I have a problem in solving this assignment question,pls help

Evaluate the limit of the sequence $(a_n)_{n=1 \to \infty}$ , if it exists:

$a_n = e^{\frac{3n}{n+1}}$

$\lim_{n\to\infty} e^{\frac{3n}{n+1}}$

Answer 1

The exponential is continous and clearly $\frac{3n}{n+1}$ goes to $3$ as $n\to\infty$.

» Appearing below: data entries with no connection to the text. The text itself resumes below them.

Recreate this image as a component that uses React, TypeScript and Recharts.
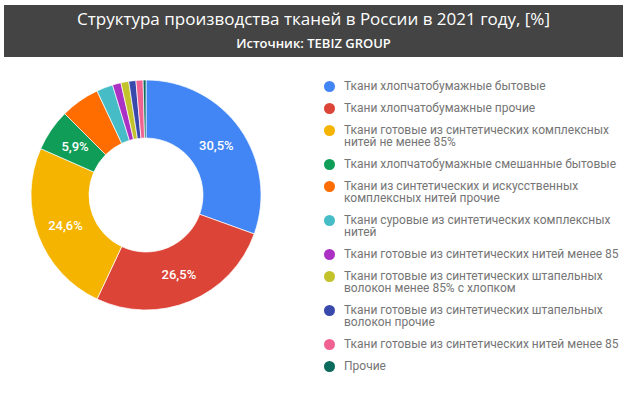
import React from 'react';
import { PieChart, Pie, Cell, Legend } from 'recharts';

const categories = [
  'Ткани хлопчатобумажные бытовые',
  'Ткани хлопчатобумажные прочие',
  'Ткани готовые из синтетических комплексных нитей не менее 85%',
  'Ткани хлопчатобумажные смешанные бытовые',
  'Ткани из синтетических и искусственных комплексных нитей прочие',
  'Ткани суровые из синтетических комплексных нитей',
  'Ткани готовые из синтетических нитей менее 85',
  'Ткани готовые из синтетических штапельных волокон менее 85% с хлопком',
  'Ткани готовые из синтетических штапельных волокон прочие',
  'Ткани готовые из синтетических нитей менее 85',
  'Прочие',
];

const shares = [30.5, 26.5, 24.6, 5.9, 5.5, 2.3, 1.2, 1.1, 1.0, 1.0, 0.4];

const COLORS = [
  '#4285f4', '#db4437', '#f4b400', '#0f9d58', '#ff6d01', '#46bdc6',
  '#ab30c4', '#c2c22b', '#3949ab', '#f06292', '#0b6b5c',
];

const TITLE = 'Структура производства тканей в России в 2021 году, [%]';
const SUBTITLE = 'Источник: TEBIZ GROUP';

const data = categories.map((name, i) => ({ name, value: shares[i] }));

const RADIAN = Math.PI / 180;

// only the big slices get a text label, like the original
const renderLabel = (props: any) => {
  const { cx, cy, midAngle, innerRadius, outerRadius, value } = props;
  if (value < 5.8) return null;
  const r = (innerRadius + outerRadius) / 2;
  const x = cx + r * Math.cos(-midAngle * RADIAN);
  const y = cy + r * Math.sin(-midAngle * RADIAN);
  return (
    <text x={x} y={y} fill="#fff" textAnchor="middle" dominantBaseline="central"
      fontFamily="Roboto" fontSize={13} fontWeight={500}>
      {value.toFixed(1).replace('.', ',') + '%'}
    </text>
  );
};

const renderLegend = () => (
  <div style={{ fontFamily: 'Roboto', fontSize: 12, lineHeight: '12px', color: '#757575' }}>
    {data.map((d, i) => (
      <div key={i} style={{ display: 'flex', alignItems: 'flex-start', marginBottom: 10 }}>
        <span style={{
          width: 11, height: 11, borderRadius: '50%', background: COLORS[i],
          flex: '0 0 11px', marginTop: 0.5, marginRight: 9,
        }} />
        <span style={{ width: 280 }}>{d.name}</span>
      </div>
    ))}
  </div>
);

export default function App() {
  return (
    <div style={{ position: 'absolute', left: 0, top: 0, width: 627, height: 405, background: '#fff' }}>
      <div style={{
        position: 'absolute', left: 4, top: 5, width: 619, height: 52, background: '#444444',
        color: '#fff', textAlign: 'center', fontFamily: 'Open Sans',
      }}>
        <div style={{ fontSize: 17, marginTop: 4, lineHeight: '20px' }}>{TITLE}</div>
        <div style={{ fontSize: 13, fontWeight: 600, marginTop: 6, lineHeight: '16px' }}>{SUBTITLE}</div>
      </div>
      <div style={{ position: 'absolute', left: 0, top: 0 }}>
        <PieChart width={627} height={405} margin={{ top: 0, right: 0, bottom: 0, left: 0 }}>
          <Pie
            data={data}
            dataKey="value"
            nameKey="name"
            cx={146}
            cy={195}
            innerRadius={57}
            outerRadius={115}
            startAngle={90}
            endAngle={-270}
            stroke="#fff"
            strokeWidth={0.7}
            label={renderLabel}
            labelLine={false}
            isAnimationActive={false}
          >
            {data.map((_, i) => (
              <Cell key={`cell-${i}`} fill={COLORS[i]} />
            ))}
          </Pie>
          <Legend
            content={renderLegend}
            wrapperStyle={{ position: 'absolute', left: 324, top: 80, width: 300 }}
          />
        </PieChart>
      </div>
    </div>
  );
}
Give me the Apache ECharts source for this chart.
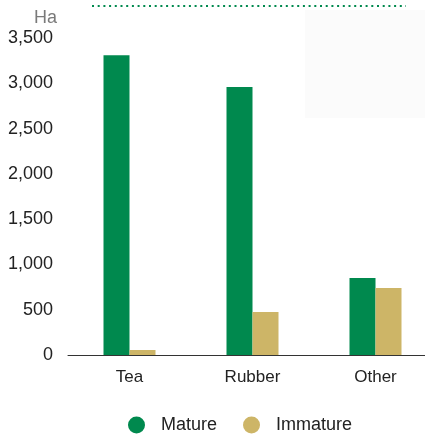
<!DOCTYPE html>
<html><head><meta charset="utf-8">
<script src="https://cdn.jsdelivr.net/npm/echarts@6/dist/echarts.min.js"></script>
<style>html,body{margin:0;padding:0;background:#fff;overflow:hidden}#c{width:440px;height:435px}</style>
</head><body><div id="c"></div>
<script>
const categories = ['Tea', 'Rubber', 'Other'];
const matureValues = [3310, 2960, 850];
const immatureValues = [55, 475, 740];
const seriesNames = ['Mature', 'Immature'];
const unitLabel = 'Ha';

const chart = echarts.init(document.getElementById('c'));
const font = 'Liberation Sans, Arial, sans-serif';
chart.setOption({
  animation: false,
  backgroundColor: '#fff',
  graphic: [
    { type: 'rect', shape: { x: 305, y: 10, width: 135, height: 108 }, style: { fill: '#fbfbfb' }, z: -10 },
    { type: 'line', shape: { x1: 92, y1: 6, x2: 406, y2: 6 }, style: { stroke: '#00894E', lineWidth: 2, lineDash: [2, 3.7] } },
    { type: 'text', left: 34, top: 9, style: { text: unitLabel, fill: '#7a7a7a', font: '18px ' + font } }
  ],
  grid: { left: 68, right: 3, top: 38, height: 317 },
  legend: {
    data: seriesNames,
    left: 128, top: 416, padding: 0,
    icon: 'circle', itemWidth: 17, itemHeight: 17, itemGap: 26,
    textStyle: { fontSize: 18, color: '#222', fontFamily: font, padding: [0, 0, 0, 11] }
  },
  xAxis: {
    type: 'category', data: categories,
    axisLine: { lineStyle: { color: '#333', width: 1 } },
    axisTick: { show: false },
    axisLabel: { fontSize: 17, color: '#222', fontFamily: font, margin: 14 }
  },
  yAxis: {
    type: 'value', min: 0, max: 3500, interval: 500,
    splitLine: { show: false },
    axisLine: { show: false }, axisTick: { show: false },
    axisLabel: { fontSize: 18, color: '#222', fontFamily: font, margin: 15,
      formatter: v => v.toLocaleString('en-US') }
  },
  series: [
    { name: seriesNames[0], type: 'bar', data: matureValues, barWidth: 26, barGap: '0%', itemStyle: { color: '#00894E' } },
    { name: seriesNames[1], type: 'bar', data: immatureValues, barWidth: 26, itemStyle: { color: '#CDB567' } }
  ]
});
</script></body></html>
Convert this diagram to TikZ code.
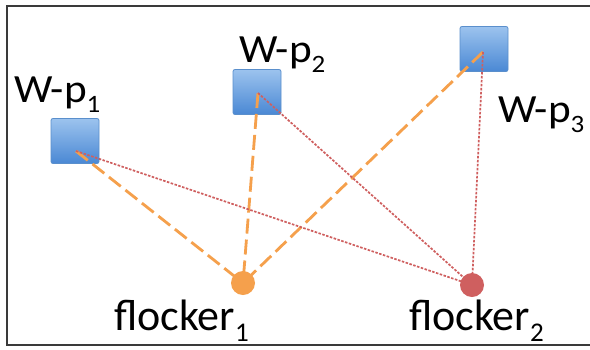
\documentclass[tikz,border=0pt]{standalone}
\usepackage{fontspec}
\setmainfont{Carlito}
\newfontfamily\lblfont{Carlito}
\newfontfamily\widefont[FakeStretch=1.08]{Carlito}
\newcommand{\lowidx}[2]{\raisebox{-0.25em}{\fontsize{#1}{#1}\selectfont #2}}
\definecolor{frameC}{HTML}{3A3A3A}
\definecolor{boxTop}{HTML}{9CC3EE}
\definecolor{boxBot}{HTML}{4A88D4}
\definecolor{boxEdge}{HTML}{5A8FCC}
\definecolor{orangeC}{HTML}{F5A04C}
\definecolor{redC}{HTML}{CF5F5F}
\begin{document}
\begin{tikzpicture}[x=1pt,y=-1pt,
  peer/.style={minimum width=48pt,minimum height=45pt,inner sep=0pt,
    rounded corners=2pt,top color=boxTop,bottom color=boxBot,draw=boxEdge,line width=0.8pt},
  flock/.style={circle,minimum size=24pt,inner sep=0pt},
  lbl/.style={inner sep=0pt,anchor=base west,font=\widefont\fontsize{40}{42}\selectfont},
  flbl/.style={inner sep=0pt,anchor=base west,font=\lblfont\fontsize{44}{46}\selectfont},
  orangeline/.style={draw=orangeC,line width=2.8pt,dash pattern=on 15pt off 6pt},
  redline/.style={draw=redC,line width=1.7pt,dash pattern=on 2.5pt off 1.5pt}]
\useasboundingbox (0,0) rectangle (590,349);
\fill[white] (0,0) rectangle (590,349);
% open frame (right side runs off the page)
\draw[frameC,line width=2.6pt] (600,6) -- (7,6) -- (7,345) -- (600,345);

% peers
\node[peer] (p1) at (75,141) {};
\node[peer] (p2) at (257,92) {};
\node[peer] (p3) at (484,49) {};
\coordinate (c1) at (76,151);
\coordinate (c2) at (258,93);
\coordinate (c3) at (483,52);

% flockers
\node[flock,fill=orangeC] (f1) at (243,283) {};
\node[flock,fill=redC] (f2) at (472,285) {};

% connections to flocker 1
\draw[orangeline] (c1) -- (f1.center);
\draw[orangeline] (c2) -- (f1.center);
\draw[orangeline] (c3) -- (f1.center);
% connections to flocker 2
\draw[redline] (c1) -- (f2.center);
\draw[redline] (c2) -- (f2.center);
\draw[redline] (c3) -- (f2.center);

% labels
\node[lbl] (l1) at (14,102) {W-p\lowidx{25}{1}};
\node[lbl] (l2) at (239,62) {W-p\lowidx{25}{2}};
\node[lbl] (l3) at (498,122) {W-p\lowidx{25}{3}};
\node[flbl] (l4) at (114,330) {flocker\lowidx{27}{1}};
\node[flbl] (l5) at (409,330) {flocker\lowidx{27}{2}};
\end{tikzpicture}
\end{document}
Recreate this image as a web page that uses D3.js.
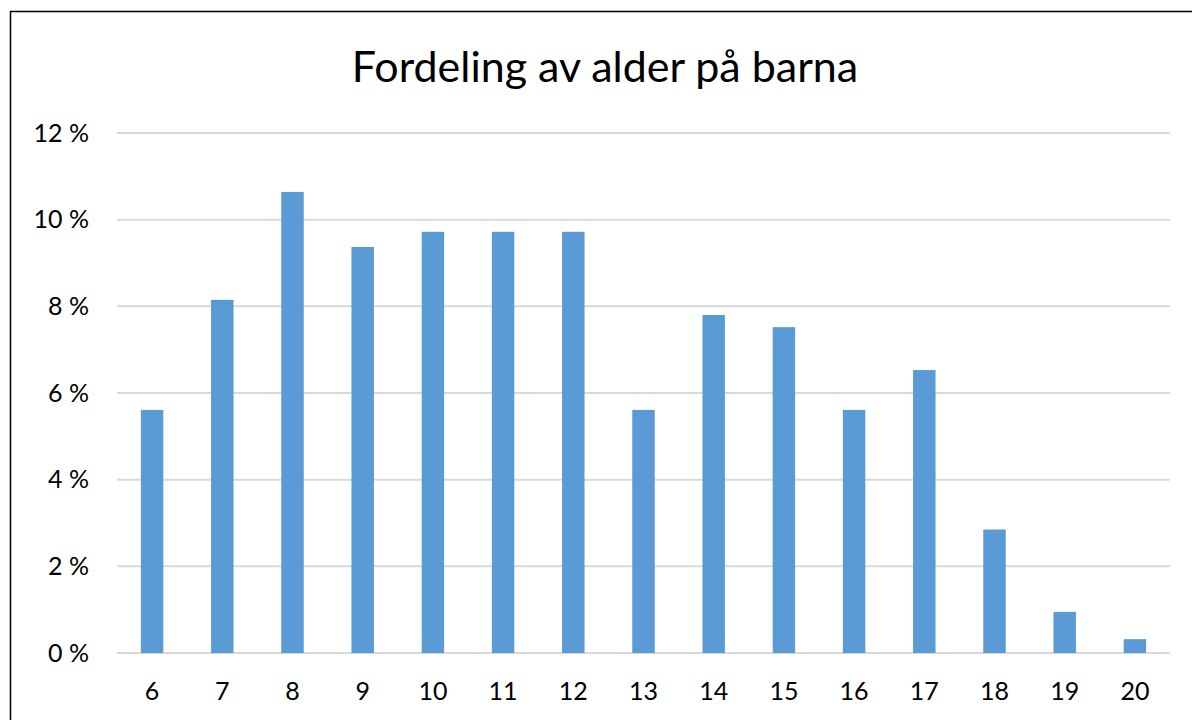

Thus $\lim_n \exp{\frac{3n}{n+1}}=e^3$.

Answer 2

it is $$e^{\lim_{x \to \infty}\frac{3}{1+\frac{1}{x}}}=e^3$$

Answer 3

Theorem: Let $f$ be a continuous function at $c$. Then for every function $g$, $$\lim_{x\to c} f(g(x))=f\left(\lim_{x\to c}g(x)\right)$$ furthermore, if $f$ is continuous at $x$ for all $x>k$ for some $k$ then $$\lim_{x\to \infty} f(g(x))=f\left(\lim_{x\to\infty}g(x)\right)$$

Since $\lim_{x\to\infty}(3x)/(x+1)=3$, by this theorem the answer is $e^3$

Answer 4

$$\lim_{x\to\infty} e^{\frac{3x}{x+1}} =\lim_{x\to\infty} e^{3\frac{x}{x+1}} = e^{3\lim_{x\to\infty}\frac{x}{x+1}} = e^{3\cdot 1} = e^3$$